= Nadica Nikolić Tanasijević =

Serbian politician

Nadica Nikolić Tanasijević (Надица Николић Танасијевић; born 1970) is a politician in Serbia. She served in the National Assembly of Serbia from 2014 to 2020 as a member of the Serbian Progressive Party.

==Private career==
Nikolić Tanasijević is an archaeologist. She is from Ritopek, in the Belgrade municipality of Grocka.

==Politician==
Nikolić Tanasijević received the 114th position on the Progressive Party's Aleksandar Vučić — Future We Believe In electoral list in the 2014 Serbian parliamentary election and was elected when the list won a majority victory with 158 out of 250 mandates.

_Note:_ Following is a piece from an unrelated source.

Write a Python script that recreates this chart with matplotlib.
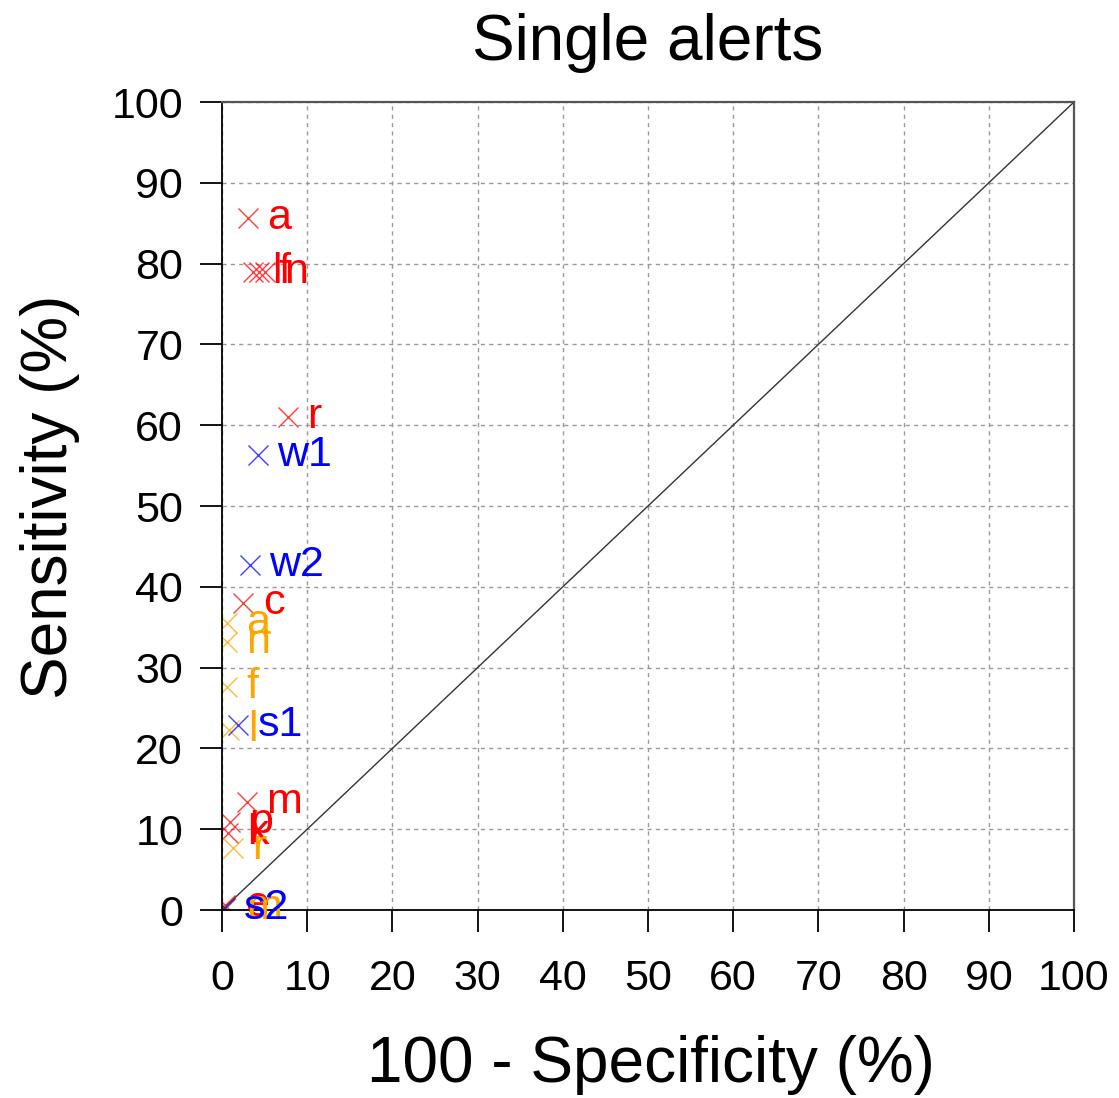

During her time in parliament, she was a deputy member of the committee on agriculture, forestry, and management; a deputy member of the culture and information committee; a deputy member of the committee for labour, social issues, social inclusion, and poverty reduction; and a member of the parliamentary friendship groups with France, Italy, Slovenia, Turkey, the United Kingdom.

She received the 230th position on the successor Aleksandar Vučić – Serbia Is Winning list in the 2016 Serbian parliamentary election. This was too low a position for re-election to be a realistic possibility, and indeed she was not re-elected even as the list won a second consecutive majority with 131 mandates.